# WHAT THE TASK REQUIRES
Provide again, from the entries below, every line from the one containing "Convert this diagram to TikZ code." through the one containing "(0,0) rectangle (700,1000);", exactly as written, and no other line.
== TASK MATERIAL
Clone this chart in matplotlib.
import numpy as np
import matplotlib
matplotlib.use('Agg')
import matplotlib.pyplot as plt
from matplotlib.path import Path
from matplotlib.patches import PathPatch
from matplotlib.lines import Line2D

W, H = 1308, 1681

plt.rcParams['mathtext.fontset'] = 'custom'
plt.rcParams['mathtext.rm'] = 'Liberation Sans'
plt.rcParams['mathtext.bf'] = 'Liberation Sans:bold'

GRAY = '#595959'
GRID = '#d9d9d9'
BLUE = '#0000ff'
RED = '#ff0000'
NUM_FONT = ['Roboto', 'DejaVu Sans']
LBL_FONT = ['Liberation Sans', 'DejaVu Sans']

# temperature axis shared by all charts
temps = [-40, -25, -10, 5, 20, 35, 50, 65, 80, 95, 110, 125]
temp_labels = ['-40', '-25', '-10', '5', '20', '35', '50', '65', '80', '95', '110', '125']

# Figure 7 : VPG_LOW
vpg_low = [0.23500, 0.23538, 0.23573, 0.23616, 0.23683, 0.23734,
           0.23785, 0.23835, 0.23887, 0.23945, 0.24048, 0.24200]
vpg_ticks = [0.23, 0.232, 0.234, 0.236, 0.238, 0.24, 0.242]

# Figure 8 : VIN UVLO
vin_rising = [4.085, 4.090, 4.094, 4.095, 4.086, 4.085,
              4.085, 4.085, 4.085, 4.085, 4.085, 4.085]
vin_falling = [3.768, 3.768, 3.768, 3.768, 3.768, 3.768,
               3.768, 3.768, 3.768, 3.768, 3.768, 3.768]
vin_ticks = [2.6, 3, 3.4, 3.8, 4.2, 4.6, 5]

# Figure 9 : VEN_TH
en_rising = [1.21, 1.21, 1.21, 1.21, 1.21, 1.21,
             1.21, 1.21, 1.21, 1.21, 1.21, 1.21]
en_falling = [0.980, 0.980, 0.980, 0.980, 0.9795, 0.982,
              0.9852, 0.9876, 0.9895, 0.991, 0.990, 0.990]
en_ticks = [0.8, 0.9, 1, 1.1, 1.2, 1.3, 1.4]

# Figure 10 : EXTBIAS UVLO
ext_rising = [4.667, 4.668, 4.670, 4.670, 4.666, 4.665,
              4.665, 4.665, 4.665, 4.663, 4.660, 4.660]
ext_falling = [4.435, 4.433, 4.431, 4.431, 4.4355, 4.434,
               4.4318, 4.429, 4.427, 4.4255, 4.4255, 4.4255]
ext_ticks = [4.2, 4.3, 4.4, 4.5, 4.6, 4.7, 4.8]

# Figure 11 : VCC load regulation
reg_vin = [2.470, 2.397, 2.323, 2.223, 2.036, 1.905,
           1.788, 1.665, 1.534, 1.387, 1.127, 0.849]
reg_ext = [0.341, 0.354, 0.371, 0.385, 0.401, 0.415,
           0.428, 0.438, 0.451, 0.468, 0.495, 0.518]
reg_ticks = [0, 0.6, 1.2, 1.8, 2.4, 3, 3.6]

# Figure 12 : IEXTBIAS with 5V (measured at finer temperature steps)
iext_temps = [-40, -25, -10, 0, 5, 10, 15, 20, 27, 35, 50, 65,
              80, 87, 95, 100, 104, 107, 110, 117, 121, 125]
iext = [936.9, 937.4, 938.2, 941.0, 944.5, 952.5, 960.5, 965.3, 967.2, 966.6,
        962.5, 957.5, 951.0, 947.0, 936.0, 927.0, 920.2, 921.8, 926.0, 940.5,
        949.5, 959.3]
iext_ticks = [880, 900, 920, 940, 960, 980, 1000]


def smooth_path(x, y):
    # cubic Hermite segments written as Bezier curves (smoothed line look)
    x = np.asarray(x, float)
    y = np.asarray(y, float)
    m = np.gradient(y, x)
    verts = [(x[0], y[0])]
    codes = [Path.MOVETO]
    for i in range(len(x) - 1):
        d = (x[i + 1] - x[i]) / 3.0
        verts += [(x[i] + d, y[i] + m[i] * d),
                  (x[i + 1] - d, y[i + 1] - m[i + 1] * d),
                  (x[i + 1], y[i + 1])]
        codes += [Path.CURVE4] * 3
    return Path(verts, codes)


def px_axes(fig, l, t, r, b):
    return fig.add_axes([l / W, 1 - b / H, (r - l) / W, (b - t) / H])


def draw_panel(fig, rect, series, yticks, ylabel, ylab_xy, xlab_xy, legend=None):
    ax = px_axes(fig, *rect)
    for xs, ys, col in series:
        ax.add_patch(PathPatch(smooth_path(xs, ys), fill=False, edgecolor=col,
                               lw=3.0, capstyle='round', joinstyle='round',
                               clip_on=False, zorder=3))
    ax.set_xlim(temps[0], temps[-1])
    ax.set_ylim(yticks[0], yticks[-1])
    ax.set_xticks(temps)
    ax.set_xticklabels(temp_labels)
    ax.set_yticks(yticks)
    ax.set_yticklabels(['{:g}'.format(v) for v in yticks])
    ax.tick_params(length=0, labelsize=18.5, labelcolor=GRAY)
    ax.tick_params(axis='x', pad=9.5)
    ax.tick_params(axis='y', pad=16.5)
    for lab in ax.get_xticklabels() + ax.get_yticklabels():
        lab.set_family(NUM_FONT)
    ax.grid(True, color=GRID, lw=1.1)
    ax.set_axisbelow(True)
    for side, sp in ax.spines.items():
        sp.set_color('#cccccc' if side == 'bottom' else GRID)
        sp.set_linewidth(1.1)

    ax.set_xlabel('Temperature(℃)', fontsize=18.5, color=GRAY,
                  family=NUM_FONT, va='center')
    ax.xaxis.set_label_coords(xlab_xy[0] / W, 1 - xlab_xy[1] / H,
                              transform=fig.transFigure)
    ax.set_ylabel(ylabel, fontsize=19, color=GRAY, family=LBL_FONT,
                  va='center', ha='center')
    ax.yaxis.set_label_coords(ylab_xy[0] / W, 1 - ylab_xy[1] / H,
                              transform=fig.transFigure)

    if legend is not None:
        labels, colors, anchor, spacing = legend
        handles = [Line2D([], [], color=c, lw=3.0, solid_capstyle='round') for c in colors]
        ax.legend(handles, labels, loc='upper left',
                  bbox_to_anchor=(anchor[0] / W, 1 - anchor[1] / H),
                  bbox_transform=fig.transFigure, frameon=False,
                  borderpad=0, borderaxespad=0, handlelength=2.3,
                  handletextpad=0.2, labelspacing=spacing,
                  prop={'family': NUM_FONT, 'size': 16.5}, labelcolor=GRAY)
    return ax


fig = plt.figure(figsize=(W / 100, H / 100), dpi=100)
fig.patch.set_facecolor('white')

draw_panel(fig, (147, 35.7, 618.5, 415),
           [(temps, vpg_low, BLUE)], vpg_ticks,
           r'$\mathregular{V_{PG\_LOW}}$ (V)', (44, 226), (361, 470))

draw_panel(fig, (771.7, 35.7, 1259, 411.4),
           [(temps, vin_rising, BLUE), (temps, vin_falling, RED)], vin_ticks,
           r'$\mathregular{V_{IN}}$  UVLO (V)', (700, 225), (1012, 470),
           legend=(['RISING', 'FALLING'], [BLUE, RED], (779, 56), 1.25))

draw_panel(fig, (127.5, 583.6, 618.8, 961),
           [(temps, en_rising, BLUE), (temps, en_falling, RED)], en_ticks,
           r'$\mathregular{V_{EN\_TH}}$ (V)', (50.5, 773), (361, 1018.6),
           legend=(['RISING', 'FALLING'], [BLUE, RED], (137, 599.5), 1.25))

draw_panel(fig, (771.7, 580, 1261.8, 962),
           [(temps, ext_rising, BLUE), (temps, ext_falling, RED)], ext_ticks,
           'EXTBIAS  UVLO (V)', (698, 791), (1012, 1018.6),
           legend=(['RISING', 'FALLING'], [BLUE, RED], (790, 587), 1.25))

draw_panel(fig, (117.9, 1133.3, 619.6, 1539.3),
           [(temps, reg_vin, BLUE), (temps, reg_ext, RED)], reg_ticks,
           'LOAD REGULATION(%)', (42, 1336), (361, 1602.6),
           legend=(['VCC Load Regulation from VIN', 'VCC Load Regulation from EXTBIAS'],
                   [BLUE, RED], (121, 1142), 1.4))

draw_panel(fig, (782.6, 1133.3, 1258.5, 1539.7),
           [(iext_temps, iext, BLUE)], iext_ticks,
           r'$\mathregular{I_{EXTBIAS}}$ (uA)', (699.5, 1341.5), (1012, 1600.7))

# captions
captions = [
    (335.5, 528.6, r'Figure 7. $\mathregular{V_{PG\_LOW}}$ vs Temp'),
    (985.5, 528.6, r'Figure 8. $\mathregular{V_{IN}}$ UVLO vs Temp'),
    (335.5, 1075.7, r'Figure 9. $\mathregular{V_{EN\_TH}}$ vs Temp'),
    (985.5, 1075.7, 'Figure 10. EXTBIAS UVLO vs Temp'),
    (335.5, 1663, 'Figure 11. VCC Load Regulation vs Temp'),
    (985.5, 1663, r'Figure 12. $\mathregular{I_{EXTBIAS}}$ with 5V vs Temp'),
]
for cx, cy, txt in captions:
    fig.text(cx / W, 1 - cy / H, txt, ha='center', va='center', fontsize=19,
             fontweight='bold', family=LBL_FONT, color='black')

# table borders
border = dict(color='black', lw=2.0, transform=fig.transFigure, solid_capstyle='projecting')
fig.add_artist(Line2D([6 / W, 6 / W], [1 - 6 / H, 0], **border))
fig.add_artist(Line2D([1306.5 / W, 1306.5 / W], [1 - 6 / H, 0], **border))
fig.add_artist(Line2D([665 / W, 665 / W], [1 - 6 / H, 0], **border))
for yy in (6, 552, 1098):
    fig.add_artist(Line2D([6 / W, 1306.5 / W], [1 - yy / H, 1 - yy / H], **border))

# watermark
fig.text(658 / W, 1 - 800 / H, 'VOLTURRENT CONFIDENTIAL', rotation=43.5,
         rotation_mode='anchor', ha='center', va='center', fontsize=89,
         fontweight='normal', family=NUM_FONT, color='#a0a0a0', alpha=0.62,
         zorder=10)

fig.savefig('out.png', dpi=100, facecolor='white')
====
== TASK MATERIAL
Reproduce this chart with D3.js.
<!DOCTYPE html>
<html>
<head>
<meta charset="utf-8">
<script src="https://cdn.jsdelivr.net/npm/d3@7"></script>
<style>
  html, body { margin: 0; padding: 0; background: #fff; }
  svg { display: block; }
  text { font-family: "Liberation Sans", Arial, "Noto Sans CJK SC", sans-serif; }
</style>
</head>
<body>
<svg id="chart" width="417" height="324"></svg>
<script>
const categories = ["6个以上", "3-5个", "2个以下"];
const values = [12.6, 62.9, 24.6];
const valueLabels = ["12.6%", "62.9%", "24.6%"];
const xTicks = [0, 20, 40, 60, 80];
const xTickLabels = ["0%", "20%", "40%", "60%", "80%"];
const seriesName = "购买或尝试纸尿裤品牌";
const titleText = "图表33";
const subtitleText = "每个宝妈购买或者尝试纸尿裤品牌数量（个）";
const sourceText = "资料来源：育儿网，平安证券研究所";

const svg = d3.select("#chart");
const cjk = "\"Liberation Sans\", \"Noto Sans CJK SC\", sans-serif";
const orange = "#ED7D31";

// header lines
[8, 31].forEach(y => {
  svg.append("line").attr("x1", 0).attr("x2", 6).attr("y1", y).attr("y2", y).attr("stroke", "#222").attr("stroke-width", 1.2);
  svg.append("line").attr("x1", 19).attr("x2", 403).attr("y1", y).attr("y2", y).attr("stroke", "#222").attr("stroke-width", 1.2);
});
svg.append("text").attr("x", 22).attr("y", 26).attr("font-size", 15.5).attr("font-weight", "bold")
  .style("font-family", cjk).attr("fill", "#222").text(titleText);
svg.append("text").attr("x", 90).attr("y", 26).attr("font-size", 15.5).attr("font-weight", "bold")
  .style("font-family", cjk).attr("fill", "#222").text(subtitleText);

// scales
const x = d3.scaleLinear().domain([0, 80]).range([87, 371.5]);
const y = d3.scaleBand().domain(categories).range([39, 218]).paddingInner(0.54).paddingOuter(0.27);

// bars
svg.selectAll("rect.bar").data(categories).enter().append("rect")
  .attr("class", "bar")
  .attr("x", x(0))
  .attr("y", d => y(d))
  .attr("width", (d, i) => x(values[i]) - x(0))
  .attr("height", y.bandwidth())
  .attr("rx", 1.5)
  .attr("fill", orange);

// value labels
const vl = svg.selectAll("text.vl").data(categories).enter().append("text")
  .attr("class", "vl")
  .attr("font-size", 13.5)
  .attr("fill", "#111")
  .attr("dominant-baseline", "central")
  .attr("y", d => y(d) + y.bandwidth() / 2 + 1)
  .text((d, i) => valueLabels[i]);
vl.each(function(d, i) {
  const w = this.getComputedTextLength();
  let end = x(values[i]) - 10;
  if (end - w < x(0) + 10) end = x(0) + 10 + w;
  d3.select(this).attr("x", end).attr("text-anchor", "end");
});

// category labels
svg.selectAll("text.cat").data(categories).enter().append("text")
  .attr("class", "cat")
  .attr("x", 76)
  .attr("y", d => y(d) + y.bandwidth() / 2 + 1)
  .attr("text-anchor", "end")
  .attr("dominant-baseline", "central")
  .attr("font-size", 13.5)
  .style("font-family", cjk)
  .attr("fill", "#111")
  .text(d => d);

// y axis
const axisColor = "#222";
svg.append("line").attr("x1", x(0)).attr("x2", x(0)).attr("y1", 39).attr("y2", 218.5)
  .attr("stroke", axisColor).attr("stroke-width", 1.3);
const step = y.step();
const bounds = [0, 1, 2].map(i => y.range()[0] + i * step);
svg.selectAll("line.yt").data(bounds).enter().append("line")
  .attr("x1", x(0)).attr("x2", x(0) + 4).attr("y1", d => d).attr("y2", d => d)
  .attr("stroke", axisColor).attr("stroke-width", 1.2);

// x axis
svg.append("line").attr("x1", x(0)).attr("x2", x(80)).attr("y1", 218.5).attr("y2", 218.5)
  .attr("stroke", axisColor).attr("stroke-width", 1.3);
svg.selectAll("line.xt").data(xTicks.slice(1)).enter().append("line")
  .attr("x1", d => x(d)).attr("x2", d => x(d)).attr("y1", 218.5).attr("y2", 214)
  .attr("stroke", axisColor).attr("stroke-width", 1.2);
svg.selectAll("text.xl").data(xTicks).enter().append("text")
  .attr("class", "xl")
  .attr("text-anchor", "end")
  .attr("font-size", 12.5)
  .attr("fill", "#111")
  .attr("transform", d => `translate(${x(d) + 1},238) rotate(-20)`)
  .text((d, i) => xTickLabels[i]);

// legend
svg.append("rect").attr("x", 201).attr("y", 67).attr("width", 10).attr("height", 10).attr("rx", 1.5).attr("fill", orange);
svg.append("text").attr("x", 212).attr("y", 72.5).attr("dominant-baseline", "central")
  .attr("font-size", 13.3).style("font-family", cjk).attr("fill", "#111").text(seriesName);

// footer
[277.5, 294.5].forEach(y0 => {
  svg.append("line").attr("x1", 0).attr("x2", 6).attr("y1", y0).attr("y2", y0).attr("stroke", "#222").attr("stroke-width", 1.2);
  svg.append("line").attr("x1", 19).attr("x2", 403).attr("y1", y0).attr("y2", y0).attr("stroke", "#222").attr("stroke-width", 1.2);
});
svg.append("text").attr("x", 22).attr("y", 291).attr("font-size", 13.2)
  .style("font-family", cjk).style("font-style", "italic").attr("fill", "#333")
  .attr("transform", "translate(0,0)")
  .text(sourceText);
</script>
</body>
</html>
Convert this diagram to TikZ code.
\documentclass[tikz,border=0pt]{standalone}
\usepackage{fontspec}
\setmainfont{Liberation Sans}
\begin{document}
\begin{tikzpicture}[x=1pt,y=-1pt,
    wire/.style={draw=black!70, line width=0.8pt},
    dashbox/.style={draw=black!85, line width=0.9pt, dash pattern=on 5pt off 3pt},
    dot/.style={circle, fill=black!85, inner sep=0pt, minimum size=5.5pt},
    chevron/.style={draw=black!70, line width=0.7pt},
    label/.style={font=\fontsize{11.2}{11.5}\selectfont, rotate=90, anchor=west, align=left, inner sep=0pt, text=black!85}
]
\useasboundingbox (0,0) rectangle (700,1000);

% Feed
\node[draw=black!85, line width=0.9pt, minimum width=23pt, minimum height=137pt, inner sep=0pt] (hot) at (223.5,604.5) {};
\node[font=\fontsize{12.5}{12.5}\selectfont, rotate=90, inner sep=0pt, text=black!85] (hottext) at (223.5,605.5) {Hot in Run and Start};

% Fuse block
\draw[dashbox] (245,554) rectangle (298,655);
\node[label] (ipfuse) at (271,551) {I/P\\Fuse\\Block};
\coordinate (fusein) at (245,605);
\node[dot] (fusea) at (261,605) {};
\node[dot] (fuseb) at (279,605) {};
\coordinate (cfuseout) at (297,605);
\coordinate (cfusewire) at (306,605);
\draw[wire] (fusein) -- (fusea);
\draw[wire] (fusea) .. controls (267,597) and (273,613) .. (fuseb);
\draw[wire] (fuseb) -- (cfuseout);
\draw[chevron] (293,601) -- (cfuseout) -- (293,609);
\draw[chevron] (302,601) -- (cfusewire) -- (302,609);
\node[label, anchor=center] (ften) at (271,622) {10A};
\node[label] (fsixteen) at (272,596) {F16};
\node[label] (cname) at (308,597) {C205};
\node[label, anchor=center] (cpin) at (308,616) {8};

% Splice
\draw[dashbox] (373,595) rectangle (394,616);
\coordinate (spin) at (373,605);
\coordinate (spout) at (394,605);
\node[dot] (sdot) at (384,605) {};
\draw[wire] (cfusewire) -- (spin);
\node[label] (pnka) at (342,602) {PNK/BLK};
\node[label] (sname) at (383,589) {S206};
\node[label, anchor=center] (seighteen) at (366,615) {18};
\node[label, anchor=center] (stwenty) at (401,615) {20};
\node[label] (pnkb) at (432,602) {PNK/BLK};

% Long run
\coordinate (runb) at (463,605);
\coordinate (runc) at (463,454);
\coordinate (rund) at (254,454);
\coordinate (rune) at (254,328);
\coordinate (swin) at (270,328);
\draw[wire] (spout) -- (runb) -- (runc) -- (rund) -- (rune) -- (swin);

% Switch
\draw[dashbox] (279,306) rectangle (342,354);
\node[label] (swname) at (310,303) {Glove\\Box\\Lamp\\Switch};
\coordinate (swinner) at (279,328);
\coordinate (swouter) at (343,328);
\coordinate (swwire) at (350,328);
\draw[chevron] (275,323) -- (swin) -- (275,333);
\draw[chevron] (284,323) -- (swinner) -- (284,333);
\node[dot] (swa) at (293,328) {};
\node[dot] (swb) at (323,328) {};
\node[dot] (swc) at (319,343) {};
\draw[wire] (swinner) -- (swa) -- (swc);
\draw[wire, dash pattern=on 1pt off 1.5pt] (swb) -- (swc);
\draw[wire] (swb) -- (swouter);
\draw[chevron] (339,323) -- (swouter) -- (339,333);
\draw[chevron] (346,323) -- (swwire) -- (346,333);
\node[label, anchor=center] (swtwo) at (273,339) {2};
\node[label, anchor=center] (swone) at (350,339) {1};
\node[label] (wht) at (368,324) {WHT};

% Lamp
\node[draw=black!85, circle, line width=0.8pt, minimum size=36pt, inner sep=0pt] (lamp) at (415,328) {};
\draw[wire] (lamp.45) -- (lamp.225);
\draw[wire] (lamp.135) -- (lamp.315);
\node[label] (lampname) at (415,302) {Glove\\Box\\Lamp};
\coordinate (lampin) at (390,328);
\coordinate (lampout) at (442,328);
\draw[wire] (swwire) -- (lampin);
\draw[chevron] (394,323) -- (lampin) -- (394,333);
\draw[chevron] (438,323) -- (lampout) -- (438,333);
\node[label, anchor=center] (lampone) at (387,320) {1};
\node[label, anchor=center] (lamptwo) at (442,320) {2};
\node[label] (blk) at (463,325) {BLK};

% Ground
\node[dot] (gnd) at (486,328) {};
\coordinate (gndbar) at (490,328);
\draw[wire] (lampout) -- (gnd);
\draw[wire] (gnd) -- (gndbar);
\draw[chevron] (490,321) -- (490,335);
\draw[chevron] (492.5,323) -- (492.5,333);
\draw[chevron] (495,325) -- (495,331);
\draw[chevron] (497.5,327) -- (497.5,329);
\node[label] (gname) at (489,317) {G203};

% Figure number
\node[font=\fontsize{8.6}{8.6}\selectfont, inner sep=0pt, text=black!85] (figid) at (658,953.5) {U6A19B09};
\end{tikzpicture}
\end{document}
====
# SOLUTION TO THIS TASK
Convert this diagram to TikZ code.
\documentclass[tikz,border=0pt]{standalone}
\usepackage{fontspec}
\setmainfont{Liberation Sans}
\begin{document}
\begin{tikzpicture}[x=1pt,y=-1pt,
    wire/.style={draw=black!70, line width=0.8pt},
    dashbox/.style={draw=black!85, line width=0.9pt, dash pattern=on 5pt off 3pt},
    dot/.style={circle, fill=black!85, inner sep=0pt, minimum size=5.5pt},
    chevron/.style={draw=black!70, line width=0.7pt},
    label/.style={font=\fontsize{11.2}{11.5}\selectfont, rotate=90, anchor=west, align=left, inner sep=0pt, text=black!85}
]
\useasboundingbox (0,0) rectangle (700,1000);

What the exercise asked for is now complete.